Series Resistors: The total resistance (Rtotal) is the sum of individual resistances: Rtotal = R₁ + R₂ + R₃ + R₄
Parallel Resistors: The reciprocal of the total resistance is the sum of the reciprocals of individual resistances: 1/Rtotal = 1/R₁ + 1/R₂ + 1/R₃ + 1/R₄

Determining the time constant requires identifying the equivalent resistance seen by the capacitor. This might involve simplifying the resistor network using series and parallel combinations before applying the time constant formula (τ = Req * C).

Example: Imagine a scenario where R₁, R₂, and R₃ are in series, and their combination is in parallel with R₄. This parallel combination is then in series with the capacitor. Finding the equivalent resistance (Req) requires first calculating the resistance of the series combination of R₁, R₂, and R₃, then finding the equivalent resistance of this combination in parallel with R₄, and finally adding that to the resistance in series with the capacitor to determine Req.

2. Bridge Circuits

A bridge circuit incorporates the capacitor within a Wheatstone bridge configuration. This topology offers opportunities to balance the circuit, leading to specific voltage relationships across the components. Analyzing this requires applying Kirchhoff's laws and solving a system of equations. The presence of the capacitor adds a dynamic element, impacting the voltage distribution over time.

3. Capacitor in Feedback Loops (Operational Amplifier Circuits)

Integrating the RC network within an operational amplifier (op-amp) circuit can lead to various functions like integrators, differentiators, or filters. The op-amp introduces negative feedback, modifying the circuit's response to the capacitor's charging and discharging behavior. Analyzing these requires understanding op-amp principles and applying relevant equations. The capacitor's impedance plays a critical role in shaping the frequency response of the circuit.

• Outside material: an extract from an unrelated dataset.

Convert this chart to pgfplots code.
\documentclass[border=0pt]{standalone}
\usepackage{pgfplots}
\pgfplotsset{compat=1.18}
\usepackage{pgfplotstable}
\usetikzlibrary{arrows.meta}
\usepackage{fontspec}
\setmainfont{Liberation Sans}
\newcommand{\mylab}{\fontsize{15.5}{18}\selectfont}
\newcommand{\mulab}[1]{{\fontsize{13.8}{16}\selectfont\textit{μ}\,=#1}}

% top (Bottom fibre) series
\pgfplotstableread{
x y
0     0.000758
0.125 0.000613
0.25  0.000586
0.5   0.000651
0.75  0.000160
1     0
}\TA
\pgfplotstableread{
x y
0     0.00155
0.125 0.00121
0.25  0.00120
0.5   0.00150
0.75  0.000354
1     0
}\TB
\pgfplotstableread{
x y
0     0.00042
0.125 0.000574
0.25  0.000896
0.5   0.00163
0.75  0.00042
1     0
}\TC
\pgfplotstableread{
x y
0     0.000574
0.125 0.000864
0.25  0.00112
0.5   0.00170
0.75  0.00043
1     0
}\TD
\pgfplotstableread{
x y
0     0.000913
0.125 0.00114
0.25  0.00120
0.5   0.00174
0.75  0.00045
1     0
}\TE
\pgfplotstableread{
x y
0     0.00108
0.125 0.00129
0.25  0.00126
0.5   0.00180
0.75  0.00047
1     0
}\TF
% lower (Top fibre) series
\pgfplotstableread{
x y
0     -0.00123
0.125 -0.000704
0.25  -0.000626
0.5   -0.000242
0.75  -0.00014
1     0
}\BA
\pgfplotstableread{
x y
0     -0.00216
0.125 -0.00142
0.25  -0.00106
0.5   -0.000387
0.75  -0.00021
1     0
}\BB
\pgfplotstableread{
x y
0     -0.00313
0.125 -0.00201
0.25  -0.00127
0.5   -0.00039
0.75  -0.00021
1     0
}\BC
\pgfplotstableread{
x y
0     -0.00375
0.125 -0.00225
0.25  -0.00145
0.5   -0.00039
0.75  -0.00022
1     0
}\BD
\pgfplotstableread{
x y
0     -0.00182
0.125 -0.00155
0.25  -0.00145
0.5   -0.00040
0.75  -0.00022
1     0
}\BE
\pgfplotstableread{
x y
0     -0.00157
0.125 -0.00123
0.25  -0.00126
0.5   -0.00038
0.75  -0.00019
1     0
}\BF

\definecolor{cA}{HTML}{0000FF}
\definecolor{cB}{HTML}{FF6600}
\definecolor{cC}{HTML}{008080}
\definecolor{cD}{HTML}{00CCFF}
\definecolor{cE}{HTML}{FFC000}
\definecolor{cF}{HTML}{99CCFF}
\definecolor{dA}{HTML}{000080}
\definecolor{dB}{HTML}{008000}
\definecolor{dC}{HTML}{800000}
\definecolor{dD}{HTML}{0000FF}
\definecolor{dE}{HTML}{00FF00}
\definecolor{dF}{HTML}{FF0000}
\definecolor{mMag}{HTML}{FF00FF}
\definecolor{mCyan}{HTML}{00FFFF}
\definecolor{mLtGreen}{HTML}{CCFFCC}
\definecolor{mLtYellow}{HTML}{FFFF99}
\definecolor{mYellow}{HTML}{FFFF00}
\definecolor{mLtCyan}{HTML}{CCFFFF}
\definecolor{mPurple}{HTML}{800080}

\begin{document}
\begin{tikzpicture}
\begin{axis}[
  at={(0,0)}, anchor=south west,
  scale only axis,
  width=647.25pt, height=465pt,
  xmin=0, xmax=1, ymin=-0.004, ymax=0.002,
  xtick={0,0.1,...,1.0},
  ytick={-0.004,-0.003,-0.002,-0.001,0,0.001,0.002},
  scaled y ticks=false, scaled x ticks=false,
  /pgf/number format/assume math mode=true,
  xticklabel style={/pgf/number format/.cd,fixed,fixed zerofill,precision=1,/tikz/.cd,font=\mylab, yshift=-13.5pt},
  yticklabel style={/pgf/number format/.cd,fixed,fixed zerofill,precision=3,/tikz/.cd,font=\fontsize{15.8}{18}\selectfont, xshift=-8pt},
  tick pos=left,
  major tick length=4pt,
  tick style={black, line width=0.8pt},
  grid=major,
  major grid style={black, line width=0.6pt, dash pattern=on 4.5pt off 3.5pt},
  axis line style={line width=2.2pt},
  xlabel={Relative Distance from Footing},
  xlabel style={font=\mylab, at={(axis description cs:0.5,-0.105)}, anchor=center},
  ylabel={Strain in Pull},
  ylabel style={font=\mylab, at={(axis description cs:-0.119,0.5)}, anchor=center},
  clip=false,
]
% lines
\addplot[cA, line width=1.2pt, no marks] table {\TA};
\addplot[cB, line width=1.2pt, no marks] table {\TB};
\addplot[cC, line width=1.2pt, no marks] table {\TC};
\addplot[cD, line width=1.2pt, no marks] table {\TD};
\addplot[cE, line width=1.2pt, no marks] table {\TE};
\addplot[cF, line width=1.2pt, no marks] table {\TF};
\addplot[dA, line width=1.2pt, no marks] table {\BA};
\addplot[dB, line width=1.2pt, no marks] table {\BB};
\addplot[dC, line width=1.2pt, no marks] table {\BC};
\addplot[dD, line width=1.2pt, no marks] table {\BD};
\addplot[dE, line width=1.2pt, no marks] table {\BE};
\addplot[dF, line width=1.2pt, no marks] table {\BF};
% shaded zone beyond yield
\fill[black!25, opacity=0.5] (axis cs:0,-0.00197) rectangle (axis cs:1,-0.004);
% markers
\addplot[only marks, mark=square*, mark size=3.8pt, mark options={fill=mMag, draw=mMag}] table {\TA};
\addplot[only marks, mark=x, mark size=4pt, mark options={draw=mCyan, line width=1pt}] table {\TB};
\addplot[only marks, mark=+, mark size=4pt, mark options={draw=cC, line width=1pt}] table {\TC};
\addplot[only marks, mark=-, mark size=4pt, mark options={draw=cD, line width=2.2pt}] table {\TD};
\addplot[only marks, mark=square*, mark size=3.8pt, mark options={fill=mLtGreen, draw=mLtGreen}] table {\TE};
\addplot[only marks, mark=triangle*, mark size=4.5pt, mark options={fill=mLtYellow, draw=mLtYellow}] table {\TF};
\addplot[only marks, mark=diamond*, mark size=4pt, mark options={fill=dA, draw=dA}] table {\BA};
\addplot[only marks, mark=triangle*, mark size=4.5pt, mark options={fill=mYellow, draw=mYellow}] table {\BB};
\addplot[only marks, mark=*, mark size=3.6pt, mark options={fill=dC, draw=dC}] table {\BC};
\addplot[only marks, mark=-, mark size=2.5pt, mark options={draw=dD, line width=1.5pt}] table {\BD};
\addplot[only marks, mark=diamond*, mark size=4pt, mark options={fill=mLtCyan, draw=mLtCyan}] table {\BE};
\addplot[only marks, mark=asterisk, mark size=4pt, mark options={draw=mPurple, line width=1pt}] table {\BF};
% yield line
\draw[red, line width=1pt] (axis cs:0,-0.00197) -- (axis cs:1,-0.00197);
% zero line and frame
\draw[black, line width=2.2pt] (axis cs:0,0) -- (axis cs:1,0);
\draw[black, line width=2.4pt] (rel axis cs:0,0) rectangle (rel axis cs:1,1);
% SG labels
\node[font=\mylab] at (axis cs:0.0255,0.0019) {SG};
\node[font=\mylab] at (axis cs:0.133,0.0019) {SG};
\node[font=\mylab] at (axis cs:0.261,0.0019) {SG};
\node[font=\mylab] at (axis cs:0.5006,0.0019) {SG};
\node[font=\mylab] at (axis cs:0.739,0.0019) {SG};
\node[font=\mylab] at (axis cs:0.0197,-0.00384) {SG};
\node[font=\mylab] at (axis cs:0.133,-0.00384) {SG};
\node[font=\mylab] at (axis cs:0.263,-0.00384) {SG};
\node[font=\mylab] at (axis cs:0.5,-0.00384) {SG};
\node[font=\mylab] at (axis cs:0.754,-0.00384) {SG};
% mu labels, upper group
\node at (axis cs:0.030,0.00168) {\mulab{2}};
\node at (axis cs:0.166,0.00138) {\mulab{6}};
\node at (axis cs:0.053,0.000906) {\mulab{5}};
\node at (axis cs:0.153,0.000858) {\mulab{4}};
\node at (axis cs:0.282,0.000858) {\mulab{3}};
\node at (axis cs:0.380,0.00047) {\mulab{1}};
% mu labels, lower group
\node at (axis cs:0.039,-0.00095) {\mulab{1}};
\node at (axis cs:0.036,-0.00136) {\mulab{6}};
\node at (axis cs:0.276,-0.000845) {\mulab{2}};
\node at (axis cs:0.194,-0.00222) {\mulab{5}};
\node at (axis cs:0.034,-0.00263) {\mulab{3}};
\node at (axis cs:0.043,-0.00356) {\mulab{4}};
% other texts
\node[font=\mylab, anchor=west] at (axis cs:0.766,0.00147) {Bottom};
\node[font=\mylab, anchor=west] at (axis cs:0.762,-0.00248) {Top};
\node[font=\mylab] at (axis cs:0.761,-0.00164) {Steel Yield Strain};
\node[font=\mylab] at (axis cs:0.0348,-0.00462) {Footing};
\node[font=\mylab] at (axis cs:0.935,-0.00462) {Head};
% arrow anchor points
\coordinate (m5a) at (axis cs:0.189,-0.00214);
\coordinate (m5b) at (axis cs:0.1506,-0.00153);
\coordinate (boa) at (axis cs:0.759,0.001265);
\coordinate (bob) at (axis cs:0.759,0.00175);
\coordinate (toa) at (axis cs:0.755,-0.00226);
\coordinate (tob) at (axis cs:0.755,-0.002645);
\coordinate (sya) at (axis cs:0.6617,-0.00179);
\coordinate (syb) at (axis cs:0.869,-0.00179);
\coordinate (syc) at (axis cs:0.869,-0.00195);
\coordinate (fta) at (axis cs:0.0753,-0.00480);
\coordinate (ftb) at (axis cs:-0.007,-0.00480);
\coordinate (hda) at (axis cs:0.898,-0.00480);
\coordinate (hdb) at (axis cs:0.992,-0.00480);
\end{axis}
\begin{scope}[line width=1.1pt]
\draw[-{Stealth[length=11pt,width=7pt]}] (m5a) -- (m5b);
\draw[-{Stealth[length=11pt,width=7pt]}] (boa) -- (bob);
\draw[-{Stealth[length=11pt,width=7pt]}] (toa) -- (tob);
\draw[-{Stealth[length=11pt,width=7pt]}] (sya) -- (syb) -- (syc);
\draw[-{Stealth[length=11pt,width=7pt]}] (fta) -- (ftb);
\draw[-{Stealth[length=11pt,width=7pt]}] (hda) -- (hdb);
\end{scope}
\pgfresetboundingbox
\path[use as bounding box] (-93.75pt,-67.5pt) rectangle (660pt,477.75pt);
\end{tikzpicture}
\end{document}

Analyzing Circuit Behavior: DC and AC Response

The behavior of a circuit with four resistors and one capacitor differs significantly under DC and AC conditions:

DC Response

Under DC conditions (constant voltage source), the capacitor acts as an open circuit after a sufficient time. This simplifies the circuit analysis; the capacitor will eventually charge to the voltage determined by the resistor network. The final voltage across the capacitor can be calculated using voltage divider rules, taking into consideration the equivalent resistance seen by the capacitor.

AC Response

Under AC conditions (sinusoidal voltage source), the capacitor's impedance (ZC) is frequency-dependent:

ZC = 1/(jωC)

where:

j is the imaginary unit
ω is the angular frequency (ω = 2πf, where f is the frequency)

The capacitor's impedance impacts the current flow and voltage distribution throughout the circuit. The circuit's behavior can be analyzed using phasor analysis or impedance methods, leading to the determination of frequency response characteristics. Analyzing AC response involves determining the circuit's gain, phase shift, and cutoff frequencies (if applicable). The capacitor may act as a high-pass or low-pass filter, depending on its position within the circuit.

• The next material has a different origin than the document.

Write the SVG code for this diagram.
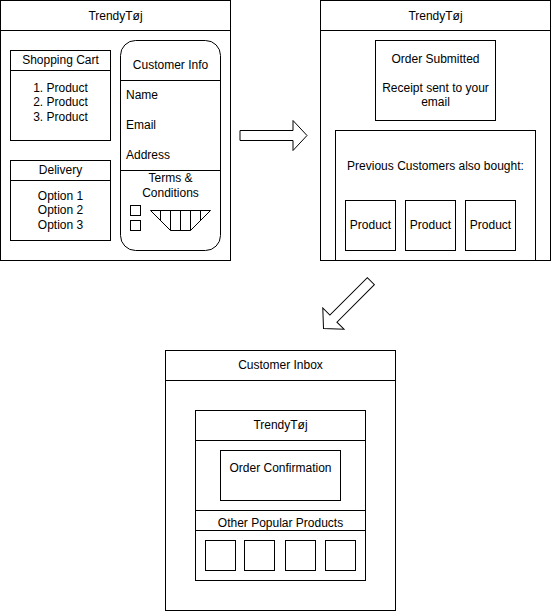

Tools and Techniques for Analysis

Several methods can analyze circuits with four resistors and one capacitor:

Kirchhoff's Laws: These fundamental laws (Kirchhoff's Current Law and Kirchhoff's Voltage Law) are crucial for writing equations describing the voltage and current relationships within the circuit.
Node Voltage Analysis: This method focuses on determining the node voltages within the circuit, facilitating the calculation of branch currents and component voltages.
Mesh Current Analysis: This method involves assigning loop currents to the meshes in the circuit, enabling the determination of branch currents and component voltages.
Superposition Theorem: This method analyzes the circuit's response to each independent source separately, summing the individual responses to obtain the overall circuit response.
Thevenin and Norton Equivalents: These theorems can simplify complex circuits by reducing them to equivalent simpler circuits, making the analysis more manageable. These techniques are especially useful for determining the equivalent resistance seen by the capacitor.
SPICE Simulation: Software like LTSpice or similar tools allows for simulating circuit behavior, providing insights into voltage and current waveforms, frequency responses, and other characteristics. This is particularly helpful for complex circuit topologies.

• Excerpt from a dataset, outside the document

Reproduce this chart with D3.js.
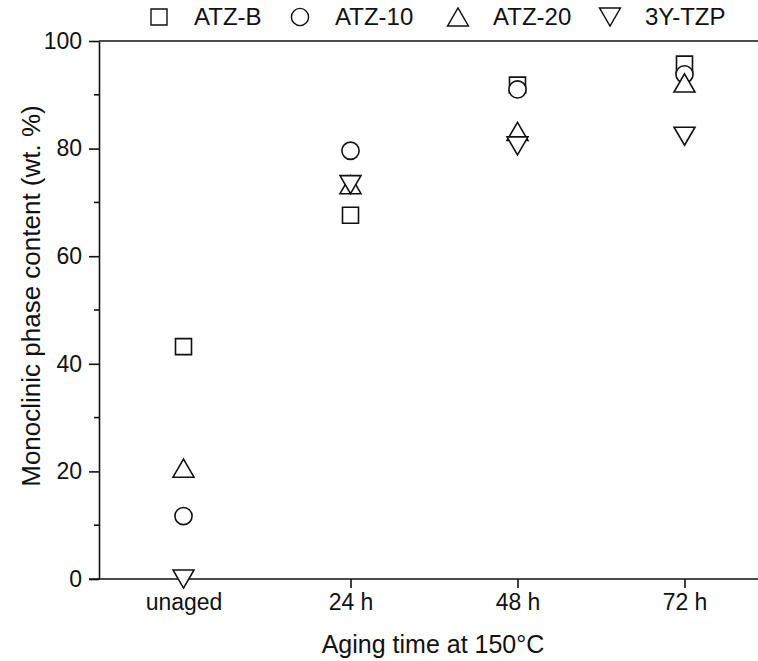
<!DOCTYPE html>
<html>
<head>
<meta charset="utf-8">
<script src="https://cdn.jsdelivr.net/npm/d3@7"></script>
<style>
body { margin: 0; background: #fff; }
text { font-family: "Liberation Sans", Arial, sans-serif; fill: #111; }
.axis path, .axis line { stroke: #111; stroke-width: 1.6; }
</style>
</head>
<body>
<script>
var categories = ["unaged", "24 h", "48 h", "72 h"];
var atzB = [43.2, 67.6, 91.8, 95.7];
var atz10 = [11.7, 79.6, 91.0, 93.8];
var atz20 = [20.6, 73.3, 83.2, 92.2];
var tzp = [0, 73.3, 80.5, 82.3];
var seriesNames = ["ATZ-B", "ATZ-10", "ATZ-20", "3Y-TZP"];
var yTicks = [0, 20, 40, 60, 80, 100];
var yMinor = [10, 30, 50, 70, 90];

var W = 758, H = 661;
var margin = { top: 41, left: 99, bottom: 82 };

var svg = d3.select("body").append("svg")
	.attr("width", W)
	.attr("height", H);

// Origin style triangles, centred on their bounding box; size = width
var triUp = {
	draw: function (ctx, size) {
		var w = size, h = size * 0.86;
		ctx.moveTo(0, -h / 2);
		ctx.lineTo(w / 2, h / 2);
		ctx.lineTo(-w / 2, h / 2);
		ctx.closePath();
	}
};
var triDown = {
	draw: function (ctx, size) {
		var w = size, h = size * 0.86;
		ctx.moveTo(0, h / 2);
		ctx.lineTo(w / 2, -h / 2);
		ctx.lineTo(-w / 2, -h / 2);
		ctx.closePath();
	}
};

var markers = [
	{ name: seriesNames[0], values: atzB, type: d3.symbolSquare, size: 256 },
	{ name: seriesNames[1], values: atz10, type: d3.symbolCircle, size: 232 },
	{ name: seriesNames[2], values: atz20, type: triUp, size: 21 },
	{ name: seriesNames[3], values: tzp, type: triDown, size: 21 }
];

var x = d3.scalePoint()
	.domain(categories)
	.range([margin.left + 1, margin.left + 669])
	.padding(0.5);

var y = d3.scaleLinear()
	.domain([0, 100])
	.range([H - margin.bottom, margin.top]);

// top frame line
svg.append("line")
	.attr("x1", margin.left)
	.attr("x2", W)
	.attr("y1", y(100))
	.attr("y2", y(100))
	.style("stroke", "#111")
	.style("stroke-width", 1.6);

var yAxis = svg.append("g")
	.attr("class", "axis")
	.attr("transform", "translate(" + margin.left + ",0)")
	.call(d3.axisLeft(y).tickValues(yTicks).tickSize(10).tickSizeOuter(0).tickPadding(7));
yAxis.selectAll("text").style("font-size", "23px");

yAxis.selectAll(".minor")
	.data(yMinor)
	.enter().append("line")
	.attr("class", "minor")
	.attr("x1", -5)
	.attr("x2", 0)
	.attr("y1", d => y(d))
	.attr("y2", d => y(d));

var xAxis = svg.append("g")
	.attr("class", "axis")
	.attr("transform", "translate(0," + y(0) + ")")
	.call(d3.axisBottom(x).tickSize(9).tickSizeOuter(0).tickPadding(6));
xAxis.select(".domain").attr("d", "M" + (margin.left - 10) + ",0H" + (W + 20));
xAxis.selectAll("text").style("font-size", "23px");

svg.append("text")
	.attr("transform", "translate(40," + ((y(0) + y(100)) / 2 - 14) + ") rotate(-90)")
	.attr("text-anchor", "middle")
	.style("font-size", "26px")
	.text("Monoclinic phase content (wt. %)");

svg.append("text")
	.attr("x", 433)
	.attr("y", 653)
	.attr("text-anchor", "middle")
	.style("font-size", "25px")
	.text("Aging time at 150°C");

// data markers
markers.forEach(function (m) {
	svg.append("g").selectAll("path")
		.data(m.values)
		.enter().append("path")
		.attr("transform", (d, i) => "translate(" + x(categories[i]) + "," + y(d) + ")")
		.attr("d", d3.symbol().type(m.type).size(m.size))
		.style("fill", "#fff")
		.style("stroke", "#111")
		.style("stroke-width", 1.6);
});

// legend
var legendX = [159, 300, 458, 610];
var legend = svg.append("g").selectAll("g")
	.data(markers)
	.enter().append("g")
	.attr("transform", (d, i) => "translate(" + legendX[i] + ",17)");
legend.append("path")
	.attr("d", d => d3.symbol().type(d.type).size(d.size)())
	.style("fill", "#fff")
	.style("stroke", "#111")
	.style("stroke-width", 1.4);
legend.append("text")
	.attr("x", 35)
	.attr("y", 8)
	.style("font-size", "24px")
	.text(d => d.name);
</script>
</body>
</html>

Practical Considerations and Applications

Circuits with four resistors and one capacitor find various applications in:

Timing Circuits: These circuits can create precise time delays or oscillations, used in applications such as timers, oscillators, and pulse generators. The time constant plays a crucial role in determining the timing characteristics.
Filtering Circuits: The combination of resistors and capacitors can be used to design high-pass or low-pass filters, selectively allowing certain frequencies to pass while attenuating others. This is widely used in signal processing, audio applications, and power supplies.
Integrators and Differentiators: These circuits, often implemented with operational amplifiers, perform mathematical operations on input signals, used in control systems, signal processing, and instrumentation.
Sample and Hold Circuits: These circuits are essential in analog-to-digital converters (ADCs), temporarily storing an analog signal before conversion to a digital representation. The capacitor acts as the storage element.
Coupling and Decoupling Circuits: These circuits isolate different parts of a circuit, preventing unwanted signal interference or providing stable voltage supplies.

Conclusion

Analyzing circuits with four resistors and one capacitor requires a solid understanding of circuit theory, including Kirchhoff's laws, equivalent resistance calculations, and the behavior of capacitors in both DC and AC environments. Different circuit topologies lead to varying levels of complexity, necessitating the application of appropriate analysis techniques. Whether employing manual calculations or simulation tools, a systematic approach ensures accurate determination of circuit behavior and its application in various electronic systems. This detailed analysis helps engineers and hobbyists design and troubleshoot various electronic systems effectively.